Есть такое страшное слово — никогда.
«Я люблю ее больше, чем когда-либо, и больше, чем кого-либо на свете. Это верно», — лаконично признавался он в письме к Льву Толстому. С Анненковым был щедрее на слова и эмоции: «О себе много говорить нечего: я переживаю — или, может быть, доживаю нравственный и физический кризис, из которого выйду либо разбитый вдребезги, либо… обновленный. Нет, куда нам до обновления — а подпертый, вот как подпирают бревнами завалившийся сарай. Бывают примеры, что такие подпертые сараи стоят весьма долго и даже годятся на разные употребления».
Друзья пытались его образумить, отлично понимая, что возвращение к Виардо будет означать потерю Тургенева для России. Он и сам. это понимал. Он уже боялся этого рабства, без которого, кажется, не мог жить. А потому, заглянув все-таки в Куртавнель, вновь сорвался оттуда — в Рим, в Петербург, в Спасское — да куда угодно! Лишь бы избавиться от наваждения.
Спасение давало творчество… Или иллюзию спасения, иллюзию независимости? Сублимация, конечно, дело хорошее, но бескровное, бездуховное, безжизненное. Бессердечное.
Тургенев писал «Первую любовь», писал «Дворянское гнездо», пытаясь вынести себе приговор — и в то же время оправдаться перед собой, перед друзьями, перед читателями.
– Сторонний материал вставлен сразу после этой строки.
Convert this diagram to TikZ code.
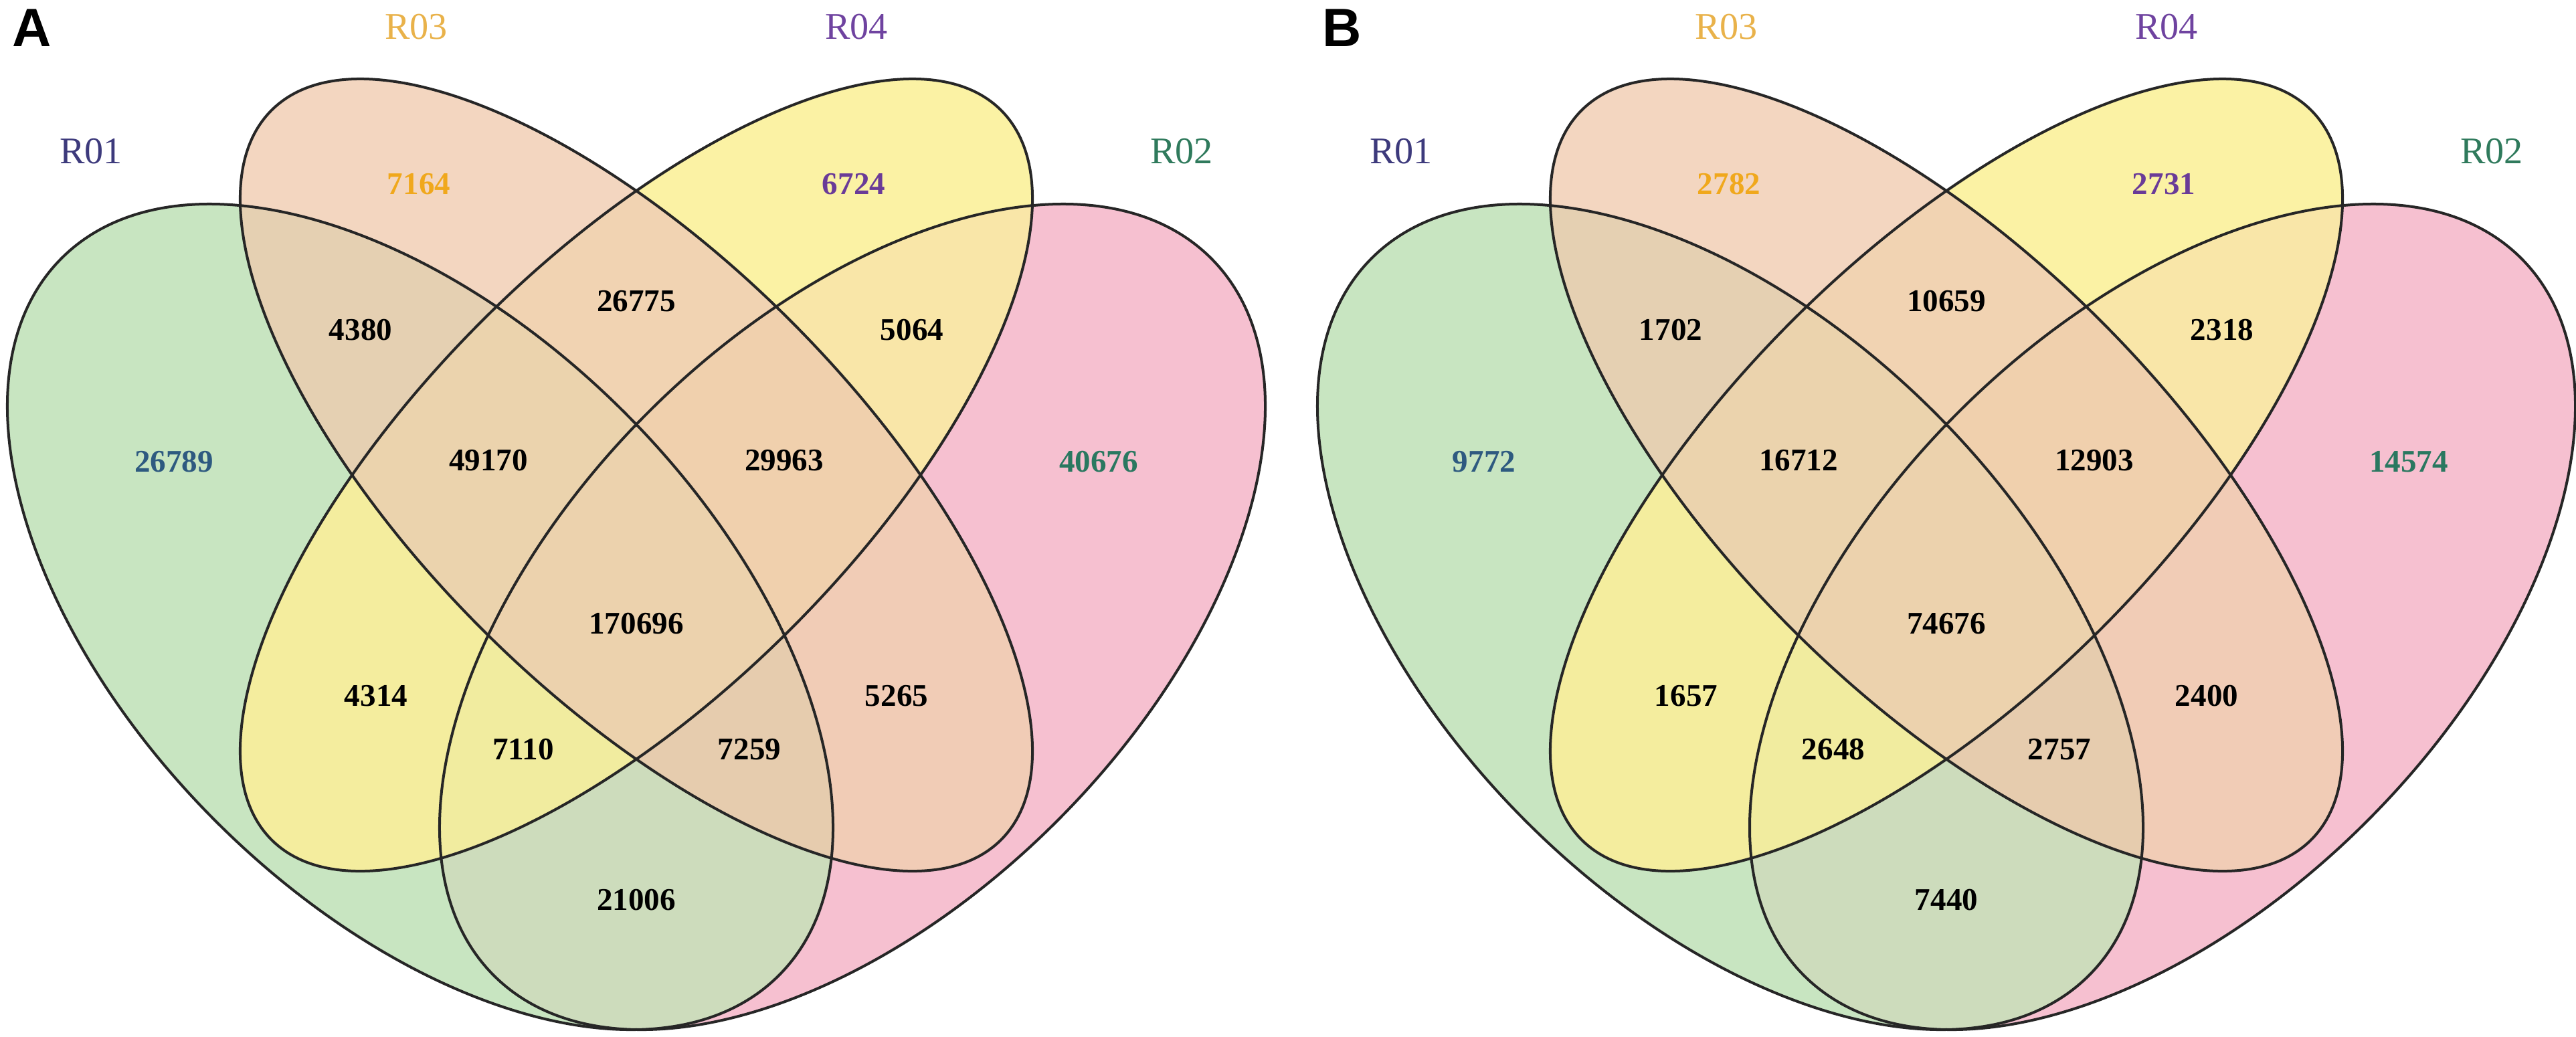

«Сын мой, бойся женской любви, бойся этого счастья, этой отравы…»
Это отцовские слова из «Первой любви». А вот — из «Дворянского гнезда»:
«Вот когда я на дне реки, — думает опять Лаврецкий. — И всегда, во всякое время тиха и неспешна здесь жизнь… кто входит в ее круг — покоряйся: здесь незачем волноваться, нечего мутить; здесь только тому и удача, кто прокладывает свою тропинку не торопясь, как пахарь борозду плугом… На женскую любовь ушли мои лучшие годы… пусть же вытрезвит меня здесь скука, пусть успокоит меня, подготовит к тому, чтобы и я умел не спеша делать дело.
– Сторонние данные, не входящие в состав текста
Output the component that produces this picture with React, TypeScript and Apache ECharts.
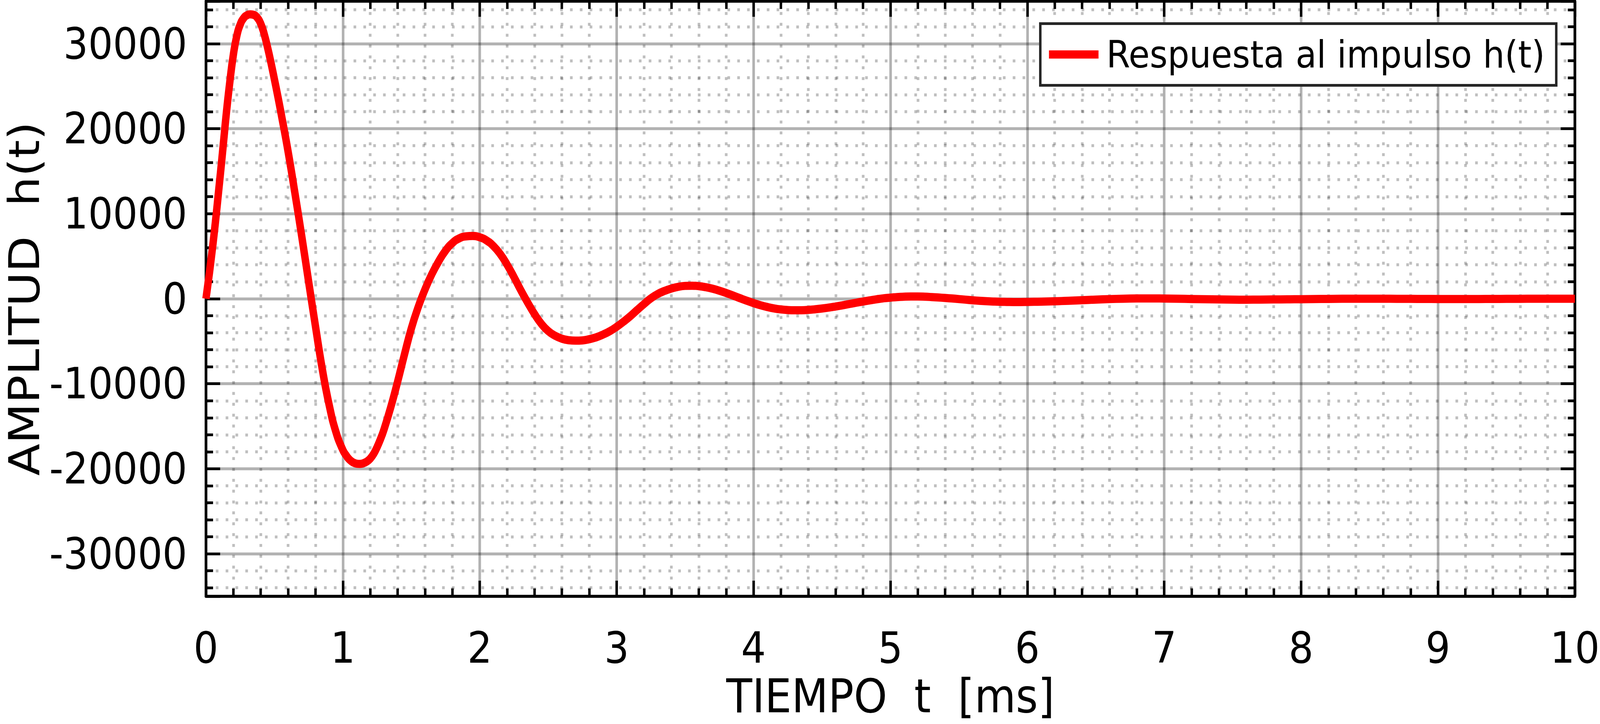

В то самое время в других местах на земле кипела, торопилась, грохотала жизнь; здесь та же жизнь текла неслышно, как вода по болотным травам; и до самого вечера Лаврецкий не мог оторваться от созерцания этой уходящей, утекающей жизни; скорбь о прошедшем таяла в его душе, как весенний снег…»
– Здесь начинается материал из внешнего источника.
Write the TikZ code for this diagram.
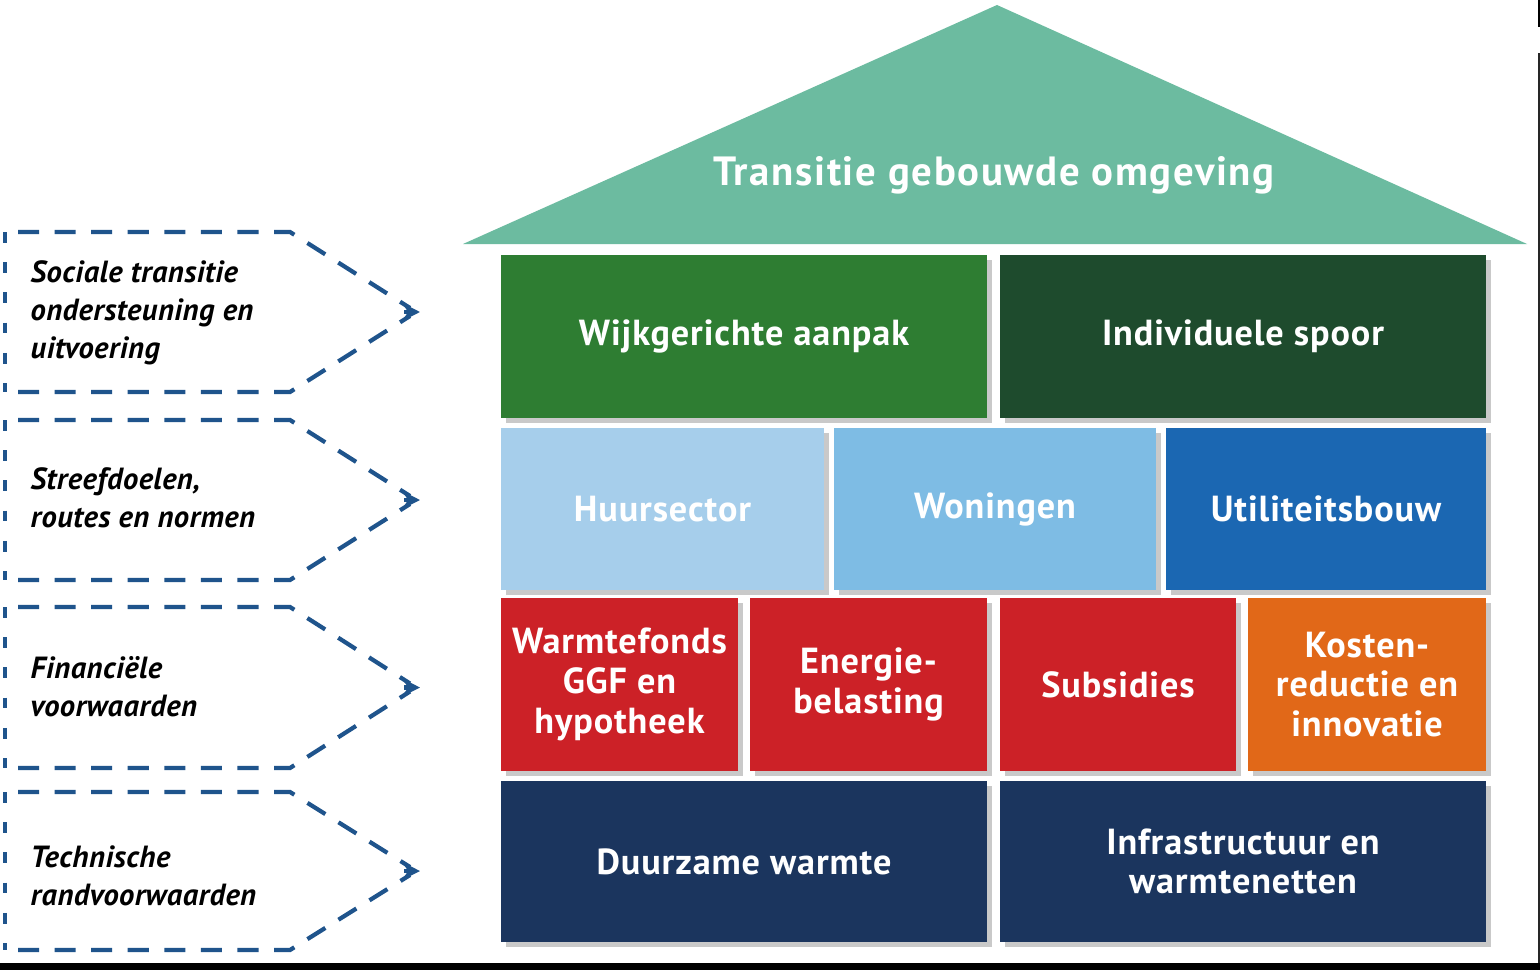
\documentclass[tikz,border=0pt]{standalone}
\usepackage{fontspec}
\setmainfont{PT Sans}
\usetikzlibrary{shadows,arrows.meta}
\definecolor{dak}{RGB}{108,187,160}
\definecolor{groen}{RGB}{46,125,50}
\definecolor{donkergroen}{RGB}{30,75,45}
\definecolor{lichtblauw}{RGB}{166,206,235}
\definecolor{middenblauw}{RGB}{126,188,228}
\definecolor{blauw}{RGB}{27,103,178}
\definecolor{rood}{RGB}{204,33,39}
\definecolor{oranje}{RGB}{225,104,24}
\definecolor{marine}{RGB}{27,53,94}
\definecolor{streep}{RGB}{31,84,140}
\begin{document}
\begin{tikzpicture}[x=0.01cm, y=-0.01cm,
	blok/.style={rectangle, inner sep=0pt, text=white, align=center,
		font=\bfseries\fontsize{10.3}{11.3}\selectfont\addfontfeature{LetterSpace=2.5},
		drop shadow={shadow xshift=0.05cm, shadow yshift=-0.05cm, fill=black!35, opacity=0.6}},
	pijl/.style={streep, line width=1.2pt, dash pattern=on 6pt off 4.4pt},
	zijkant/.style={streep, line width=1.2pt, dash pattern=on 3pt off 5.6pt},
	uitleg/.style={anchor=west, align=left, inner sep=0pt,
		font=\bfseries\itshape\fontsize{8.7}{10.8}\selectfont\addfontfeature{LetterSpace=1.5}}]
	\useasboundingbox (0,0) rectangle (1540,970);
	\fill[white] (0,0) rectangle (1540,970);
	% Randen
		\fill[black] (0,963) rectangle (1540,970);
		\fill[black!85] (1537.5,53) rectangle (1540,963);
		\fill[black] (1537.5,0) rectangle (1540,27);

	% Dak
		\fill[dak] (463,244) -- (997,5) -- (1527,244) -- cycle;
		\node[text=white, font=\bfseries\fontsize{11.6}{13}\selectfont\addfontfeature{LetterSpace=4}] (titel) at (994,175) {Transitie gebouwde omgeving};

	% Rij 1
		\node[blok, fill=groen, minimum width=4.86cm, minimum height=1.63cm] (wijk) at (744,336.5) {Wijkgerichte aanpak};
		\node[blok, fill=donkergroen, minimum width=4.86cm, minimum height=1.63cm] (spoor) at (1243,336.5) {Individuele spoor};

	% Rij 2
		\node[blok, fill=lichtblauw, minimum width=3.23cm, minimum height=1.62cm] (huur) at (662.5,509) {Huursector};
		\node[blok, fill=middenblauw, minimum width=3.22cm, minimum height=1.62cm] (woning) at (995,509) {Woningen};
		\node[blok, fill=blauw, minimum width=3.20cm, minimum height=1.62cm] (util) at (1326,509) {Utiliteitsbouw};

	% Rij 3
		\node[blok, fill=rood, minimum width=2.37cm, minimum height=1.73cm] (fonds) at (619.5,684.5) {Warmtefonds\\GGF en\\hypotheek};
		\node[blok, fill=rood, minimum width=2.37cm, minimum height=1.73cm] (belasting) at (868.5,684.5) {Energie-\\belasting};
		\node[blok, fill=rood, minimum width=2.36cm, minimum height=1.73cm] (subsidie) at (1118,684.5) {Subsidies};
		\node[blok, fill=oranje, minimum width=2.38cm, minimum height=1.73cm] (kosten) at (1367,684.5) {Kosten-\\reductie en\\innovatie};

	% Rij 4
		\node[blok, fill=marine, minimum width=4.86cm, minimum height=1.61cm] (warmte) at (744,861.5) {Duurzame warmte};
		\node[blok, fill=marine, minimum width=4.86cm, minimum height=1.61cm] (infra) at (1243,861.5) {Infrastructuur en\\warmtenetten};

	% Gestippelde pijlen
		\foreach \boven/\onder in {232/392, 420/580, 607/768, 792/950}{
			\pgfmathsetmacro{\midden}{(\boven+\onder)/2}
			\draw[pijl] (18,\boven) -- (290,\boven) -- (410,\midden-4);
			\draw[pijl] (18,\onder) -- (290,\onder) -- (410,\midden+4);
			\draw[zijkant] (5,\boven) -- (5,\onder);
			\draw[streep, line width=1.2pt, -{Stealth[length=5pt, width=5pt]}] (404,\midden) -- (420,\midden);
		}

	% Uitleg
		\node[uitleg] (sociaal) at (30,313) {Sociale transitie\\ondersteuning en\\uitvoering};
		\node[uitleg] (streef) at (30,498) {Streefdoelen,\\routes en normen};
		\node[uitleg] (financieel) at (30,687) {Financiële\\voorwaarden};
		\node[uitleg] (techniek) at (30,876) {Technische\\randvoorwaarden};
\end{tikzpicture}
\end{document}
Скорбь о прошедшем, может быть, и таяла в душе Лаврецкого, но в душе Тургенева она отнюдь не таяла. И таять, похоже, не собиралась. Ежегодно он ездил в Куртавнель, надеясь, что вот случится нечто, что даст ему возможность получить хоть какие-то права на возлюбленную женщину. Но что должно было случиться? Благодаря неусыпным заботам Луи Виардо о своем здоровье оно было великолепным… Да и не желал, не мог желать Тургенев смерти человеку, которому Полина фактически обязана своим превращением из талантливой цыганочки в знаменитую певицу своего времени, в поистине великую актрису. В конце концов, именно ее муж добился того, что перед Полиной Виардо — наконец-то! — открылась сцена Grand Opera. Она пела «Орфея», вслушивалась в овации, однако в грохоте аплодисментов слышала зов своей судьбы. Уже не раз срывался голос… приходилось отменять концерты. Такое бывает с кем угодно, но отчего-то недоброжелатели мгновенно и радостно начинали распространять слухи о том, что к титулам великой Виардо теперь применима приставка «экс». То есть она теперь «бывшая великая».
Вышла в тираж.
Ну нет, она не доставит удовольствия своим соперницам похихикивать над собой! В 1862 году Полина Виардо объявила о своем намерении уйти со сцены. Голос ее никогда не звучал так сладостно, так проникновенно… так чувственно, как сейчас. И, упоенно слушая вопли друзей и недругов, единогласно сокрушавшихся о нелепости уходить именно сейчас, когда она поистине вознеслась на пик славы, мастерства и таланта, Полина лишний раз хвалила себя за силу, за решимость. Она откроет школу — дорогую школу для желающих учиться петь. Это даст ей возможность всегда быть в форме и всегда смотреть на людей свысока. Нет, не с высоты подмостков — на сей раз всего лишь с высоты своего непререкаемого авторитета.